When you're happy with your curve, just click inside the curve, and it will turn into a selection. Remember - always preserve a complex selection like this in an alpha channel. You'll probably need it again.
The options for the Bezier tool are Antialiasing and Feather. Read more about it in the section on Rectangular and Elliptical selection.
This is a very interesting piece of equipment. What is does is to guess the edges that you're trying to select. Does it sound strange? You don't draw an entire selection with the Free-hand tool very often do you? We thought so, it's quite hard to fully control the Free-hand tool, unless you're extremely dexterous. This is where Intelligent Scissors comes in. This tool lets you draw the outline of an object, just like the Free-hand tool (you can be a bit sloppier), but when you have defined your selection, it will automatically seek out the edges of the object that you are trying to select. If it's not a perfect selection, you have the option to convert the Intelligent Scissors selection to a Bezier curve, and make the necessary adjustments. Sounds wonderful, doesn't it? Let us show you how it works.
Make a new Gimp image, select a square and fill it with black. Now make an IS selection around it (like you would with the free hand tool). See, a nearly perfect selection. If you want to adjust it, double-click
on the IS tool. This will bring up the option dialog. Press Convert to Bezier Curve and make the final adjustments..
You have perhaps noticed that there is no marching ant border in an IS selection. IS is just like Bezier select, you have to click
inside the shape to create a selection. This fact will help you to do some fancy tricks, more about that in the Tips paragraph. After you have activated your selection, all the usual selection short cuts work as they do with an ordinary selection.
There are several options in the IS option dialog. The most important ones are Edge-Detect Thresh(hold) and Elasticity. Edge-Detect controls how sensitive Intelligent Scissors is to the edges in your image. The higher the value, the more sensitive it will be. Elasticity controls how willing IS is to bend away from the curve you have drawn and snap to the edge. These two options more or less control the whole Intelligent Scissors function. In the images above, you can set both Elasticity and Edge-Detect to a high value since there is only one edge, and you want to select fast and sloppy. The clear contours will enable IS to easily snap away from what you have "selected" to the edge of the square. On the other hand, if you're trying to select a certain edge in an image which is full of edges, you have to more careful in your drawing and also lower the Elasticity value so the section won't snap to another edge instead of the edge you wanted.

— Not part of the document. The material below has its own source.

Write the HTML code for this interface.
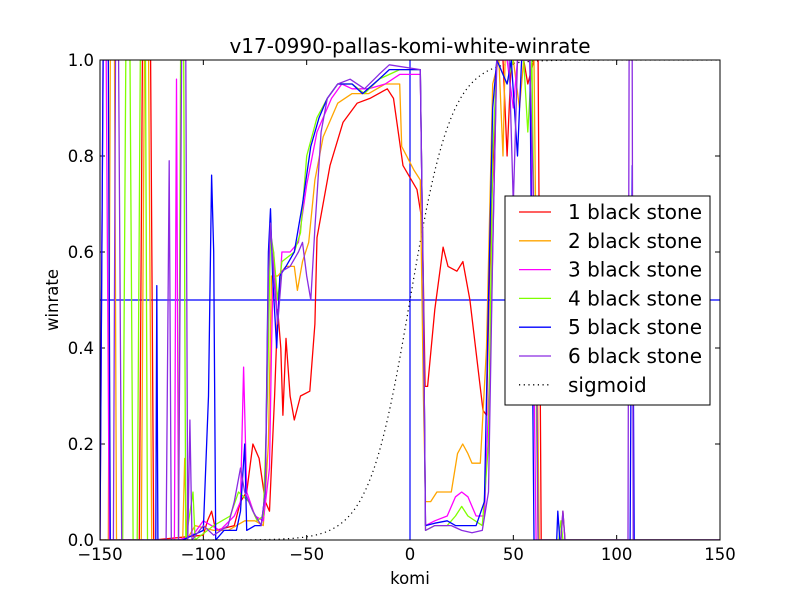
<!DOCTYPE html>
<html><head><meta charset="utf-8"><style>
body{margin:0;background:#fff;}
svg{display:block;font-family:"DejaVu Sans","Liberation Sans",sans-serif;}
</style></head><body>
<svg id="chart" width="800" height="600" viewBox="0 0 800 600">
<rect width="800" height="600" fill="#fff"/>
<defs><clipPath id="clip"><rect x="100" y="60" width="620" height="480"/></clipPath></defs>
<text x="410" y="53" text-anchor="middle" font-size="20">v17-0990-pallas-komi-white-winrate</text>
<text x="410" y="584" text-anchor="middle" font-size="16.5">komi</text>
<text x="58" y="300" text-anchor="middle" font-size="16.5" transform="rotate(-90 58 300)">winrate</text>
<g id="ticks"></g>
<g id="plot" clip-path="url(#clip)"></g>
<rect x="100" y="60" width="620" height="480" fill="none" stroke="#000" stroke-width="1"/>
<g id="legend"></g>
</svg>
<script>
const xTicks=[-150,-100,-50,0,50,100,150];
const yTicks=[0,0.2,0.4,0.6,0.8,1.0];
const seriesNames=["1 black stone","2 black stone","3 black stone","4 black stone","5 black stone","6 black stone"];
const seriesColors=["#ff0000","#ffa500","#ff00ff","#7fff00","#0000ff","#8a2be2"];
const s1=[[-150,0],[-131,0],[-129.5,1],[-125.5,1],[-124,0],[-100,0.01],[-98,0.04],[-96,0.06],[-94,0.02],[-85,0.03],[-82,0.08],[-79,0.1],[-76,0.2],[-73,0.17],[-70,0.08],[-68,0.06],[-65.5,0.3],[-64,0.48],[-62.5,0.4],[-61.5,0.26],[-60,0.42],[-58,0.3],[-56,0.25],[-53,0.3],[-48.5,0.31],[-46,0.45],[-45,0.63],[-38.7,0.78],[-32.4,0.87],[-25.6,0.91],[-19.4,0.92],[-11,0.94],[-8,0.92],[-3.4,0.78],[3.4,0.73],[6,0.66],[7.3,0.32],[8.5,0.32],[12,0.48],[16,0.61],[18.4,0.57],[22.7,0.56],[25.6,0.58],[29,0.5],[35.3,0.27],[37,0.26],[38.7,0.6],[42,1],[45,1],[47,0.8],[49,1],[55,1],[57,0.95],[60,1],[62,1],[63.5,0],[73,0],[74,0.06],[75,0],[150,0]];
const s2=[[-150,0],[-146,0],[-145,1],[-143,1],[-142,0],[-130,0],[-128.5,1],[-126.5,1],[-125,0],[-110,0],[-109,0.17],[-108,0],[-104,0.03],[-95,0.02],[-88,0.02],[-80,0.04],[-75,0.04],[-71,0.03],[-68.5,0.2],[-67,0.55],[-64,0.55],[-60,0.57],[-56,0.57],[-54.5,0.52],[-52,0.58],[-49,0.62],[-46,0.75],[-42,0.84],[-35,0.91],[-28,0.93],[-20,0.93],[-12,0.95],[-5,0.95],[-4,0.82],[2,0.77],[5,0.75],[6.5,0.3],[7.5,0.08],[10,0.08],[13,0.1],[15,0.1],[20,0.1],[23,0.18],[25.5,0.2],[28,0.18],[30,0.16],[34,0.16],[37,0.4],[40,0.95],[43,1],[45,0.8],[46,1],[50,1],[53,0.9],[55,1],[60,1],[62.5,0],[150,0]];
const s3=[[-150,0],[-148.5,1],[-147,1],[-145.5,0],[-120,0],[-114,0],[-113,0.96],[-112,0],[-105,0.01],[-100,0.04],[-92,0.02],[-85,0.05],[-82,0.08],[-80.5,0.36],[-79,0.1],[-75,0.05],[-71,0.04],[-68,0.15],[-67,0.4],[-66,0.6],[-64,0.45],[-62,0.6],[-58,0.6],[-54,0.62],[-50,0.74],[-45,0.85],[-38,0.92],[-33,0.95],[-28,0.94],[-20,0.94],[-12,0.95],[-5,0.97],[5,0.97],[6.5,0.5],[7.5,0.03],[12,0.04],[18,0.05],[22,0.09],[25,0.1],[28,0.09],[32,0.05],[36,0.05],[39,0.4],[42,1],[47,1],[50,0.9],[52,1],[58,1],[61,0],[150,0]];
const s4=[[-150,0],[-139,0],[-137.5,1],[-135.5,1],[-134,0],[-132,0],[-130.5,1],[-128,1],[-127,0],[-112,0],[-111,1],[-109.5,1],[-108.5,0],[-105,0.1],[-104,0],[-95,0.03],[-87,0.05],[-83,0.1],[-78,0.08],[-74,0.04],[-71,0.05],[-69,0.3],[-67.5,0.64],[-66,0.6],[-64,0.5],[-62,0.58],[-56,0.6],[-53,0.64],[-50,0.8],[-45,0.88],[-40,0.92],[-35,0.95],[-28,0.95],[-22,0.93],[-15,0.96],[-5,0.98],[5,0.98],[6.5,0.5],[7.5,0.02],[12,0.03],[18,0.03],[22,0.05],[25,0.07],[28,0.05],[35,0.03],[38,0.2],[40,0.8],[42,1],[47,0.95],[50,1],[55,1],[57,0.85],[59,1],[62,0],[72,0],[73,0.04],[74,0],[150,0]];
const s5=[[-150,0],[-148.5,1],[-146,1],[-145,0],[-123,0],[-122.5,0.53],[-122,0],[-110,0],[-105,0.01],[-100,0.02],[-97.5,0.3],[-96,0.76],[-95,0.6],[-94,0],[-90,0.02],[-84,0.02],[-82,0.06],[-80,0.2],[-79,0.02],[-75,0.03],[-72,0.03],[-70,0.1],[-68.5,0.6],[-67.5,0.69],[-66.5,0.55],[-64.5,0.4],[-63,0.55],[-60,0.57],[-56,0.6],[-52,0.7],[-48,0.82],[-44,0.88],[-40,0.92],[-35,0.95],[-28,0.95],[-23,0.93],[-15,0.96],[-10,0.98],[5,0.98],[6.5,0.5],[7.5,0.03],[12,0.035],[18,0.04],[22,0.03],[26,0.03],[32,0.03],[36,0.08],[38,0.5],[40,0.9],[42,1],[47,0.95],[49,1],[52,0.8],[54,1],[58,1],[60,0],[71,0],[71.5,0.06],[72.5,0],[106.5,0],[107.5,0.78],[108.5,0],[150,0]];
const s6=[[-150,0],[-143.5,0],[-142.5,1],[-141,1],[-139.5,0],[-118,0],[-116.5,0.79],[-115.5,0],[-112,0],[-110.5,1],[-108.5,1],[-107.5,0],[-106.5,0.25],[-105.5,0],[-100,0.03],[-95,0.01],[-88,0.03],[-85,0.08],[-82,0.15],[-80,0.1],[-76,0.06],[-72,0.03],[-70,0.1],[-68.5,0.55],[-67.5,0.66],[-66,0.55],[-64,0.45],[-62,0.56],[-58,0.57],[-54,0.6],[-52,0.62],[-50,0.55],[-48,0.5],[-46,0.65],[-43,0.85],[-40,0.92],[-35,0.95],[-29,0.96],[-22,0.94],[-15,0.97],[-10,0.99],[5,0.98],[6.5,0.5],[7.5,0.02],[12,0.03],[20,0.03],[25,0.02],[30,0.015],[35,0.02],[38,0.1],[40,0.6],[42,1],[48,1],[50,0.7],[52,1],[58,1],[61,0.5],[62,0],[73,0],[74,0.06],[75,0],[105.5,0],[106,1],[107.5,1],[108,0],[150,0]];
const allSeries=[s1,s2,s3,s4,s5,s6];
const sigmoidScale=10;

const NS="http://www.w3.org/2000/svg";
const X0=100,X1=720,Y0=540,Y1=60;
function xs(k){return X0+(k+150)/300*(X1-X0);}
function ys(v){return Y0-v*(Y0-Y1);}
function mk(tag,attrs,parent){const e=document.createElementNS(NS,tag);for(const k in attrs)e.setAttribute(k,attrs[k]);parent.appendChild(e);return e;}
const plot=document.getElementById('plot'),ticks=document.getElementById('ticks'),legend=document.getElementById('legend');

xTicks.forEach(t=>{
  const x=xs(t);
  const a=mk('line',{x1:x,y1:Y0,x2:x,y2:Y0-5,stroke:'#000'},ticks);
  
  
  const b=mk('line',{x1:x,y1:Y1,x2:x,y2:Y1+5,stroke:'#000'},ticks);
  
  
  const l=mk('text',{x:x,y:Y0+20,'text-anchor':'middle','font-size':'16.5'},ticks);
  l.textContent=(t<0?'\u2212':'')+Math.abs(t);
  
  
});
yTicks.forEach(t=>{
  const y=ys(t);
  const a=mk('line',{x1:X0,y1:y,x2:X0+5,y2:y,stroke:'#000'},ticks);
  
  
  const b=mk('line',{x1:X1,y1:y,x2:X1-5,y2:y,stroke:'#000'},ticks);
  
  
  const l=mk('text',{x:X0-6,y:y+6,'text-anchor':'end','font-size':'16.5'},ticks);
  l.textContent=t.toFixed(1);
  
  
});

const hl=mk('line',{x1:X0,x2:X1,y1:ys(0.5),y2:ys(0.5),stroke:'#0000ff','stroke-width':1.2},plot);


const vl=mk('line',{x1:xs(0),x2:xs(0),y1:Y0,y2:Y1,stroke:'#0000ff','stroke-width':1.2},plot);



let sp=[];
for(let k=-150;k<=150;k+=0.5){sp.push(xs(k).toFixed(1)+','+ys(1/(1+Math.exp(-k/sigmoidScale))).toFixed(1));}
const sig=mk('polyline',{points:sp.join(' '),fill:'none',stroke:'#000','stroke-width':1.2,'stroke-dasharray':'1.2,3.5'},plot);



allSeries.forEach((s,i)=>{
  const p=mk('polyline',{points:s.map(d=>xs(d[0]).toFixed(1)+','+ys(d[1]).toFixed(1)).join(' '),fill:'none',stroke:seriesColors[i],'stroke-width':1.3,'stroke-linejoin':'round'},plot);
  
  
});

const lb=mk('rect',{x:505,y:196,width:205,height:209,fill:'#fff',stroke:'#000','stroke-width':1},legend);


const names=seriesNames.concat(['sigmoid']);
names.forEach((n,i)=>{
  const y=212+i*28.8;
  const ln=mk('line',{x1:519,x2:551,y1:y,y2:y,stroke:i<6?seriesColors[i]:'#000','stroke-width':1.3},legend);
  if(i==6)ln.setAttribute('stroke-dasharray','1.2,3.5');
  
  
  const t=mk('text',{x:568,y:y+7,'font-size':'20'},legend);
  t.textContent=n;
  
  
});
</script>
</body></html>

Curve resolution controls the roughness of the selection. If you have a lot of curves in your selection, a low Curve resolution will make the curves rough or uneven. A higher Curve Resolution will make the curves much smoother. Antialiasing and Feather works like in all the other selection tools.
Since an Intelligent Scissors drawing doesn't turn into a selection until you click in it, you can undo what you did before the IS operation without destroying your IS selection. This will enable you to run some of the Gimp Edge -Detect filters to enhance the edges, so IS will have an easier job. After you have done your IS selection, but before enabling it, press Ctrl-Z
to undo the Edge-Detect filters (but not your IS selection). When you're finished, click inside the IS selection (or convert to Bezier curves for further adjustment) to turn it into an active selection.